At the station, we stand at the back entrance against the low brick wall and hold each other tightly, my face pressed against the side of his neck. God, he says quietly, I want to fuck you, and the word sends surprise jolting electrically through me – as if my body is remembering that it can be used for something other than an insult, a means of telling me to get lost and leave someone alone. Excitement pulses through me. I lace my fingers through his, gripping on to his hand. I can’t speak, but I know he understands.

‘It isn’t just that, though.’ He pulls back slightly. ‘You know that, right? I really—’ He stops, half frowns in confusion, takes a short breath. ‘I really care about you,’ he says, and for all the dampened-down restraint of the word he has used, there’s something behind it that makes my heart constrict.

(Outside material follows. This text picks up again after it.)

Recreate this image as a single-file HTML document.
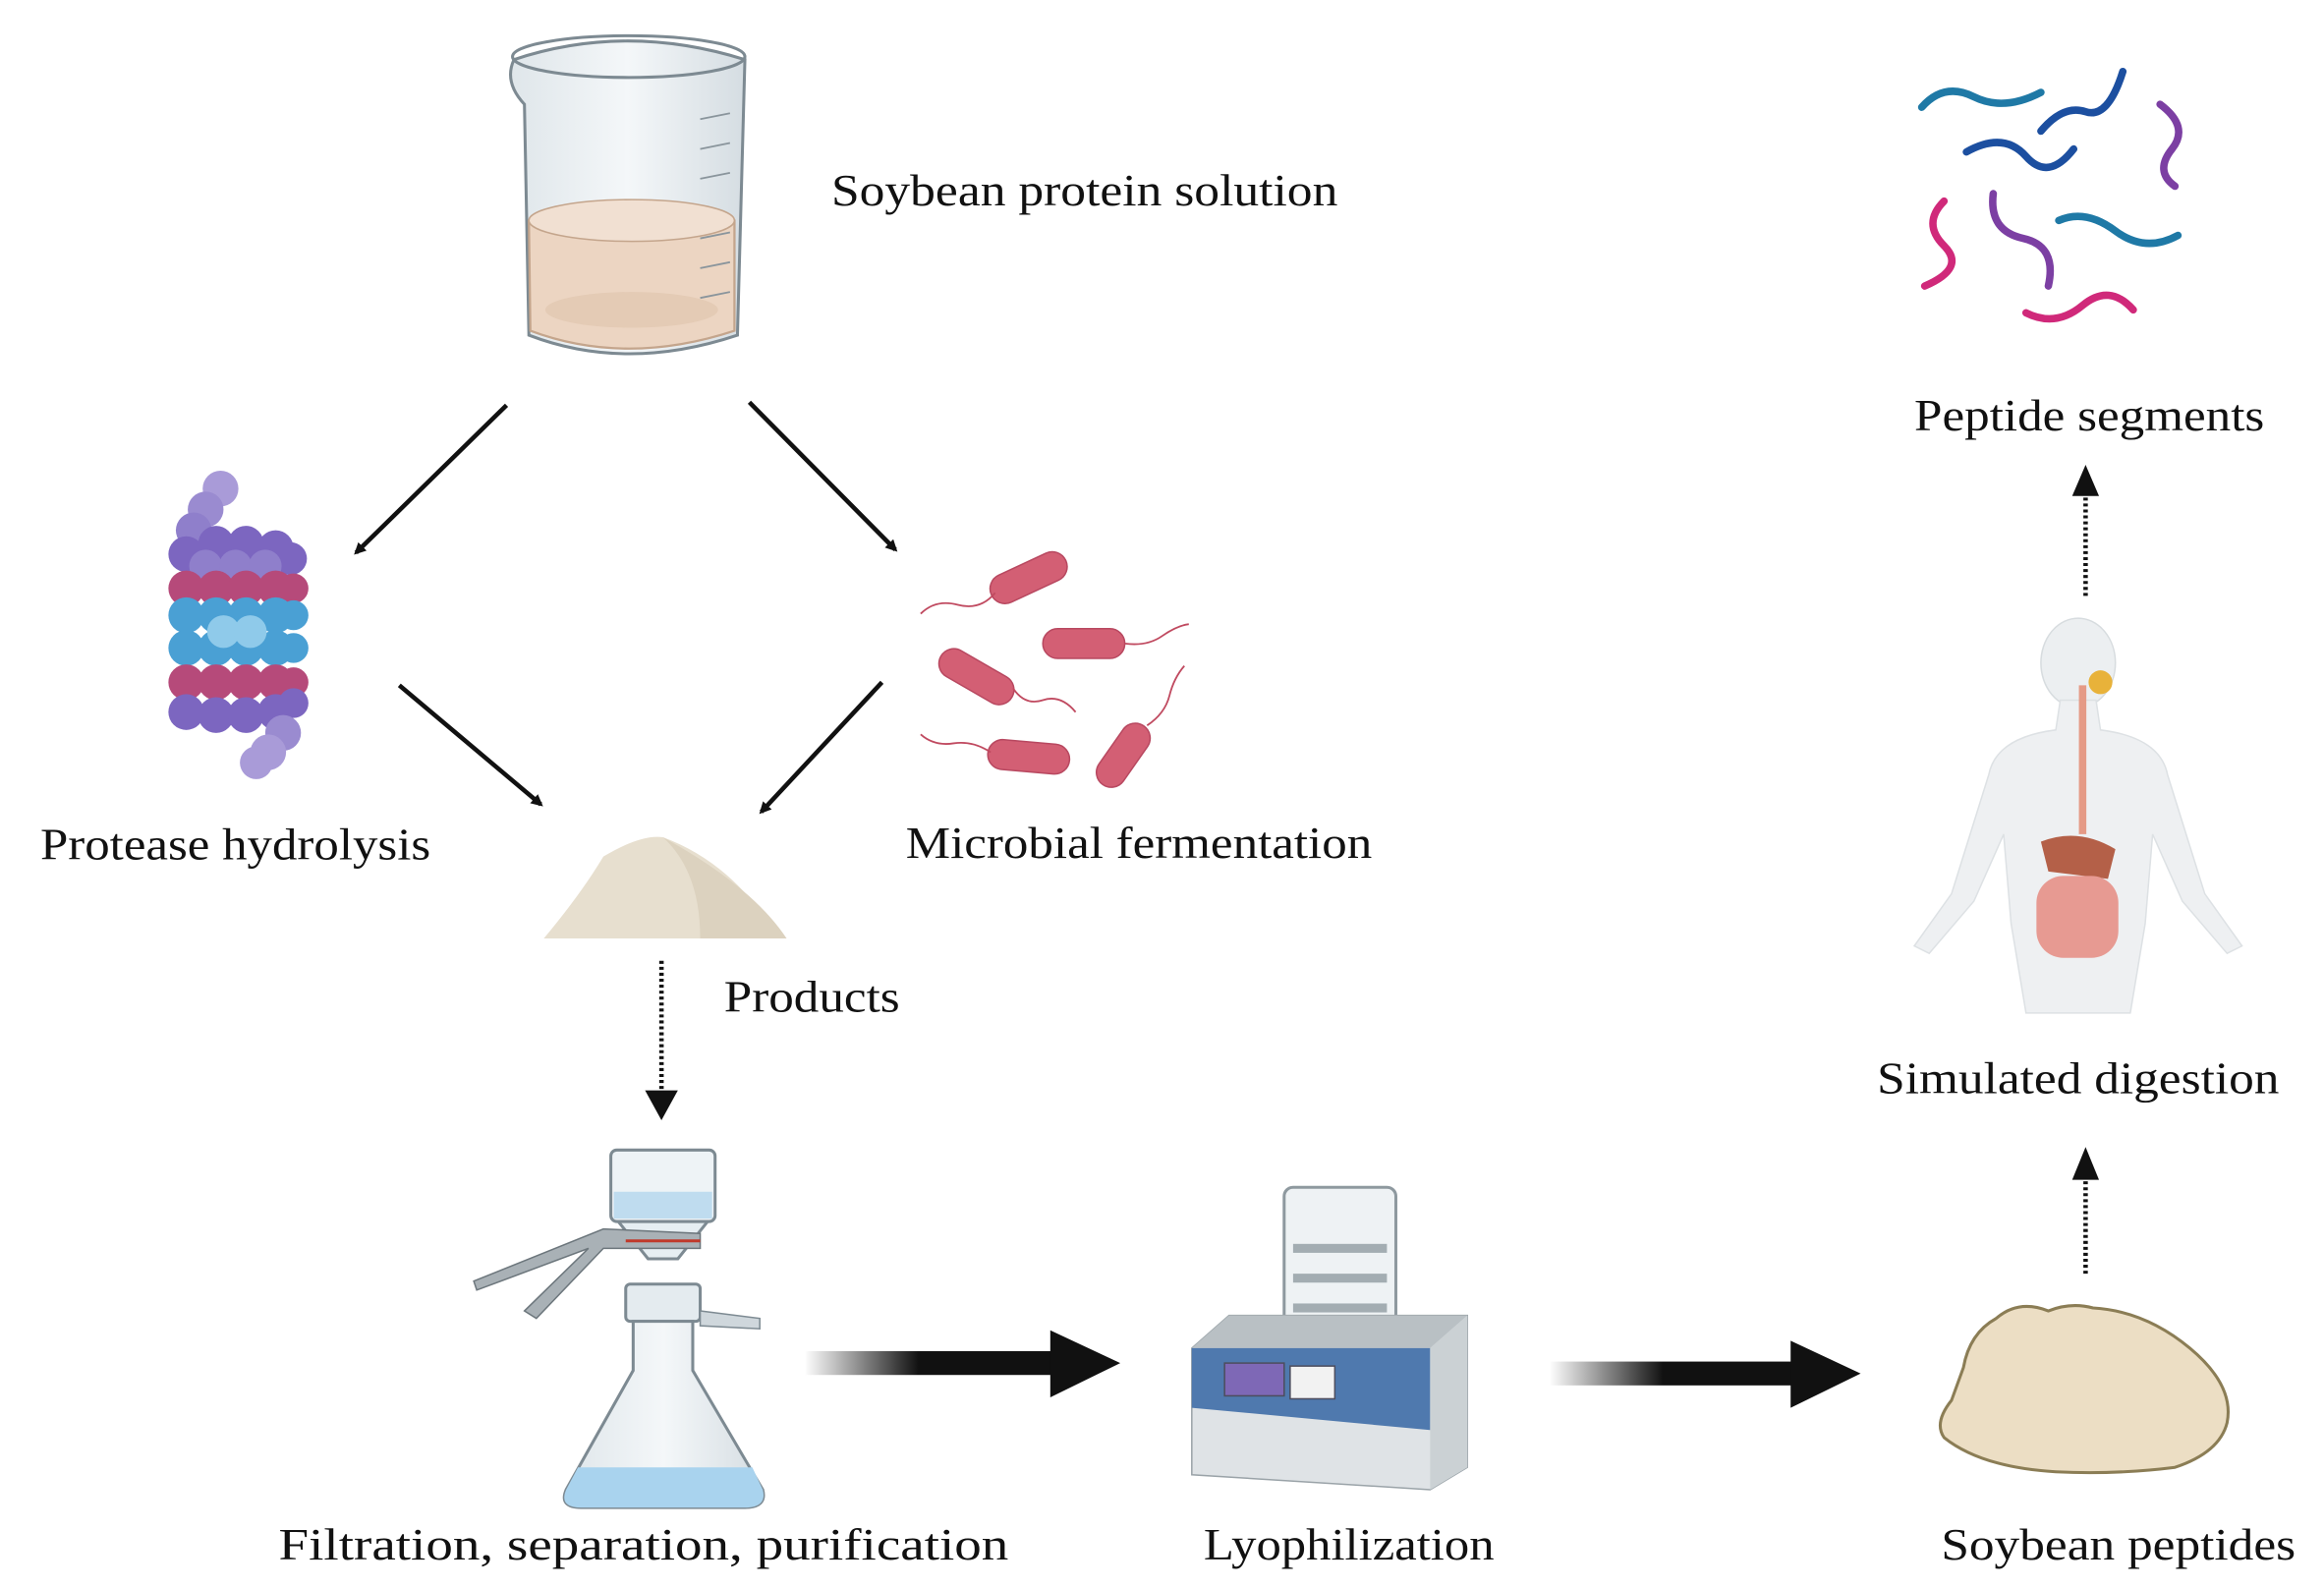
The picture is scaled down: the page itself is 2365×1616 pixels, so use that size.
<!DOCTYPE html>
<html><head><meta charset="utf-8"><style>html,body{margin:0;padding:0;background:#fff}svg{display:block}text{font-family:"Liberation Serif",serif;fill:#111;font-size:30px}</style></head><body>
<svg width="2365" height="1616" viewBox="0 0 1560 1066" xmlns="http://www.w3.org/2000/svg">
<defs>
<marker id="ah" markerWidth="8" markerHeight="8" refX="6" refY="4" orient="auto" markerUnits="userSpaceOnUse" viewBox="0 0 8 8"><path d="M0,0 L8,4 L0,8 z" fill="#111"/></marker>
<linearGradient id="g1" x1="0" x2="1"><stop offset="0" stop-color="#111" stop-opacity="0"/><stop offset="0.45" stop-color="#111"/><stop offset="1" stop-color="#111"/></linearGradient>
<linearGradient id="gl" x1="0" x2="1"><stop offset="0" stop-color="#dfe6ea"/><stop offset="0.5" stop-color="#f4f7f9"/><stop offset="1" stop-color="#d5dde2"/></linearGradient>
</defs>

<!-- beaker -->
<path d="M345,40 Q420,15 500,40 L495,225 Q420,250 355,225 L352,70 Q338,55 345,40 z" fill="url(#gl)" stroke="#7d8a92" stroke-width="2"/>
<path d="M355,148 Q425,128 493,148 L493,222 Q420,246 356,222 z" fill="#ecd5c2" stroke="#c4a58c" stroke-width="1.5"/>
<ellipse cx="424" cy="148" rx="69" ry="14" fill="#f1e0d2" stroke="#c4a58c"/>
<ellipse cx="424" cy="208" rx="58" ry="12" fill="#e4cbb5"/>
<ellipse cx="422" cy="38" rx="78" ry="14" fill="none" stroke="#7d8a92" stroke-width="2"/>
<g stroke="#8a959c" stroke-width="1.2"><line x1="470" y1="80" x2="490" y2="76"/><line x1="470" y1="100" x2="490" y2="96"/><line x1="470" y1="120" x2="490" y2="116"/><line x1="470" y1="160" x2="490" y2="156"/><line x1="470" y1="180" x2="490" y2="176"/><line x1="470" y1="200" x2="490" y2="196"/></g>
<text x="558" y="138" textLength="340" lengthAdjust="spacingAndGlyphs">Soybean protein solution</text>

<!-- arrows -->
<g stroke="#111" stroke-width="3" marker-end="url(#ah)">
<line x1="340" y1="272" x2="239" y2="371"/>
<line x1="503" y1="270" x2="601" y2="369"/>
<line x1="268" y1="460" x2="363" y2="540"/>
<line x1="592" y1="458" x2="511" y2="545"/>
</g>

<!-- protein helix -->
<g>
<circle cx="148" cy="328" r="12" fill="#a99bd8"/><circle cx="138" cy="342" r="12" fill="#9a8bd0"/><circle cx="130" cy="356" r="12" fill="#8f7fcb"/>
<g fill="#7c66c0"><circle cx="125" cy="372" r="12"/><circle cx="145" cy="365" r="12"/><circle cx="165" cy="365" r="12"/><circle cx="185" cy="368" r="12"/><circle cx="195" cy="375" r="11"/></g>
<g fill="#8f7fcb"><circle cx="138" cy="380" r="11"/><circle cx="158" cy="380" r="11"/><circle cx="178" cy="380" r="11"/></g>
<g fill="#b64a7a"><circle cx="125" cy="395" r="12"/><circle cx="145" cy="395" r="12"/><circle cx="165" cy="395" r="12"/><circle cx="185" cy="395" r="12"/><circle cx="197" cy="395" r="10"/></g>
<g fill="#4aa0d4"><circle cx="125" cy="413" r="12"/><circle cx="145" cy="413" r="12"/><circle cx="165" cy="413" r="12"/><circle cx="185" cy="413" r="12"/><circle cx="197" cy="413" r="10"/>
<circle cx="125" cy="435" r="12"/><circle cx="145" cy="435" r="12"/><circle cx="165" cy="435" r="12"/><circle cx="185" cy="435" r="12"/><circle cx="197" cy="435" r="10"/></g>
<g fill="#8fcaea"><circle cx="150" cy="424" r="11"/><circle cx="168" cy="424" r="11"/></g>
<g fill="#b64a7a"><circle cx="125" cy="458" r="12"/><circle cx="145" cy="458" r="12"/><circle cx="165" cy="458" r="12"/><circle cx="185" cy="458" r="12"/><circle cx="197" cy="458" r="10"/></g>
<g fill="#7c66c0"><circle cx="125" cy="478" r="12"/><circle cx="145" cy="480" r="12"/><circle cx="165" cy="480" r="12"/><circle cx="185" cy="478" r="12"/><circle cx="197" cy="472" r="10"/></g>
<circle cx="190" cy="492" r="12" fill="#9a8bd0"/><circle cx="180" cy="505" r="12" fill="#a99bd8"/><circle cx="172" cy="512" r="11" fill="#a99bd8"/>
</g>
<text x="27" y="577" textLength="262" lengthAdjust="spacingAndGlyphs">Protease hydrolysis</text>

<!-- bacteria -->
<g fill="#d35f74" stroke="#b84860" stroke-width="1">
<rect x="663" y="378" width="55" height="20" rx="10" transform="rotate(-25 690 388)"/>
<rect x="700" y="422" width="55" height="20" rx="10"/>
<rect x="628" y="444" width="55" height="20" rx="10" transform="rotate(30 655 454)"/>
<rect x="663" y="498" width="55" height="20" rx="10" transform="rotate(5 690 508)"/>
<rect x="730" y="497" width="48" height="20" rx="10" transform="rotate(-55 754 507)"/>
</g>
<g fill="none" stroke="#c04a60" stroke-width="1.2">
<path d="M668,398 q-10,12 -25,8 t-25,6"/><path d="M755,432 q15,2 25,-5 t18,-8"/><path d="M680,462 q8,12 20,8 t22,8"/><path d="M665,505 q-12,-8 -25,-6 t-22,-6"/><path d="M770,487 q12,-8 15,-20 t10,-20"/>
</g>
<text x="608" y="576" textLength="313" lengthAdjust="spacingAndGlyphs">Microbial fermentation</text>

<!-- powder -->
<path d="M365,630 Q390,600 405,575 Q430,560 445,562 Q480,575 505,605 Q520,622 528,630 z" fill="#e7dfcf"/>
<path d="M445,562 Q470,585 470,630 L528,630 Q505,595 445,562z" fill="#dcd2bf"/>
<text x="486" y="679" textLength="118" lengthAdjust="spacingAndGlyphs">Products</text>

<!-- dotted down -->
<line x1="444" y1="645" x2="444" y2="735" stroke="#111" stroke-width="3" stroke-dasharray="2,2"/>
<path d="M433,732 L455,732 L444,752 z" fill="#111"/>

<!-- filtration -->
<g>
<rect x="410" y="772" width="70" height="48" rx="4" fill="#eef3f6" stroke="#7d8a92" stroke-width="2"/>
<rect x="412" y="800" width="66" height="18" fill="#bfdcef"/>
<path d="M415,820 L475,820 L455,845 L435,845 z" fill="#e6eef2" stroke="#7d8a92" stroke-width="2"/>
<path d="M318,860 L405,825 L470,828 L470,838 L405,838 L360,885 L352,880 L395,838 L320,866 z" fill="#a9b1b6" stroke="#6c767c"/>
<line x1="420" y1="833" x2="470" y2="833" stroke="#c0392b" stroke-width="2"/>
<rect x="420" y="862" width="50" height="25" rx="3" fill="#e4ebef" stroke="#7d8a92" stroke-width="2"/>
<path d="M470,880 L510,885 L510,892 L470,890 z" fill="#cfd7dc" stroke="#7d8a92"/>
<path d="M425,887 L465,887 L465,920 L512,1000 Q515,1012 500,1012 L390,1012 Q375,1012 380,1000 L425,920 z" fill="url(#gl)" stroke="#7d8a92" stroke-width="2"/>
<path d="M388,985 L505,985 L512,1000 Q515,1012 500,1012 L390,1012 Q375,1012 380,1000 z" fill="#a9d3ee"/>
</g>
<text x="187" y="1047" textLength="490" lengthAdjust="spacingAndGlyphs">Filtration,   separation,   purification</text>

<!-- big arrow 1 -->
<rect x="540" y="907" width="170" height="16" fill="url(#g1)"/>
<path d="M705,893 L752,915 L705,938 z" fill="#111"/>

<!-- lyophilizer -->
<g>
<rect x="862" y="797" width="75" height="100" rx="6" fill="#eef2f4" stroke="#8e999f" stroke-width="2"/>
<g fill="#a3adb2"><rect x="868" y="835" width="63" height="6"/><rect x="868" y="855" width="63" height="6"/><rect x="868" y="875" width="63" height="6"/></g>
<path d="M825,883 L985,883 L985,985 L960,1000 L800,990 L800,905 z" fill="#dfe3e6" stroke="#9aa3a8"/>
<path d="M800,905 L825,883 L985,883 L960,905 z" fill="#b9c0c4"/>
<path d="M800,905 L960,905 L960,960 L800,945 z" fill="#4f79ae"/>
<rect x="822" y="915" width="40" height="22" fill="#7e68b6" stroke="#4d4d5e"/>
<rect x="866" y="917" width="30" height="22" fill="#f2f2f2" stroke="#4d4d5e"/>
<path d="M960,905 L985,883 L985,985 L960,1000 z" fill="#cbd1d4"/>
</g>
<text x="808" y="1047" textLength="195" lengthAdjust="spacingAndGlyphs">Lyophilization</text>

<!-- big arrow 2 -->
<rect x="1040" y="914" width="170" height="16" fill="url(#g1)"/>
<path d="M1202,900 L1249,922 L1202,945 z" fill="#111"/>

<!-- soybean peptides pile -->
<path d="M1318,918 Q1322,895 1340,885 Q1355,872 1375,880 Q1390,874 1405,878 Q1440,880 1470,905 Q1500,930 1495,955 Q1490,975 1460,985 Q1420,990 1380,988 Q1330,985 1305,965 Q1298,955 1310,940 z" fill="#ecdec4" stroke="#8b7d55" stroke-width="2"/>
<text x="1303" y="1047" textLength="238" lengthAdjust="spacingAndGlyphs">Soybean peptides</text>

<!-- dotted up (bottom) -->
<line x1="1400" y1="855" x2="1400" y2="790" stroke="#111" stroke-width="3" stroke-dasharray="2,2"/>
<path d="M1391,792 L1409,792 L1400,770 z" fill="#111"/>
<text x="1260" y="734" textLength="270" lengthAdjust="spacingAndGlyphs">Simulated digestion</text>

<!-- human -->
<g>
<ellipse cx="1395" cy="445" rx="25" ry="30" fill="#eceff1" stroke="#d7dcdf"/>
<path d="M1383,470 L1407,470 L1410,490 Q1450,495 1455,520 L1480,600 L1505,635 L1495,640 L1465,605 L1445,560 L1440,620 L1430,680 L1360,680 L1350,620 L1345,560 L1325,605 L1295,640 L1285,635 L1310,600 L1335,520 Q1340,495 1380,490 z" fill="#eef0f2" stroke="#dde1e4"/>
<line x1="1398" y1="460" x2="1398" y2="560" stroke="#e59a86" stroke-width="5"/>
<path d="M1370,565 Q1395,555 1420,570 L1415,590 L1375,585 z" fill="#b46048"/>
<rect x="1367" y="588" width="55" height="55" rx="18" fill="#e79a92"/>
<circle cx="1410" cy="458" r="8" fill="#e8b23a"/>
</g>

<!-- dotted up (top) -->
<line x1="1400" y1="400" x2="1400" y2="332" stroke="#111" stroke-width="3" stroke-dasharray="2,2"/>
<path d="M1391,333 L1409,333 L1400,312 z" fill="#111"/>
<text x="1285" y="289" textLength="235" lengthAdjust="spacingAndGlyphs">Peptide segments</text>

<!-- peptide squiggles -->
<g fill="none" stroke-width="5" stroke-linecap="round">
<path d="M1290,72 Q1305,55 1325,65 T1370,62" stroke="#1f79a6"/>
<path d="M1370,88 Q1385,70 1400,75 T1425,48" stroke="#1c4fa0"/>
<path d="M1320,102 Q1345,88 1360,105 T1392,100" stroke="#1c4fa0"/>
<path d="M1450,70 Q1470,85 1458,100 T1460,125" stroke="#7c3fa3"/>
<path d="M1305,135 Q1290,150 1305,165 T1292,192" stroke="#d0297a"/>
<path d="M1338,130 Q1335,155 1358,160 T1375,192" stroke="#7c3fa3"/>
<path d="M1382,148 Q1400,140 1420,155 T1462,158" stroke="#1f79a6"/>
<path d="M1360,210 Q1380,220 1398,205 T1432,208" stroke="#d0297a"/>
</g>
</svg>
</body></html>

We stand there a little longer, watching each other. His eyes are kind and liquid, drinking me in. We kiss goodbye, and as we do there’s a sudden weird lift of vertigo … the brief, queasy realization that I’m in way over my head. I’m no longer sure what is happening here, or if I can contain it, and if there was a moment when I could have reined it in, then I guess I didn’t know it when I saw it. And now it’s too late.





Sometimes, these days, I find myself in the mood for destruction, and there’s nothing I can do about it. If there’s one thing I’ve learned over the past couple of years, it’s that most possessions mean nothing. It doesn’t matter if you break them or tear them or burn them. They’re replaceable. Most of the time, I don’t bother replacing them, which shows how much I cared about them in the first place.

There’s a real power in that moment when you hold something in your hands and you know you can do what you want with it. There’s so much in life that comes on you hard and without warning. If you can carve out a little space of your own agency, and if that stops you from going insane, surely that’s a good thing. So I don’t beat myself up about it. Worse things happen at sea.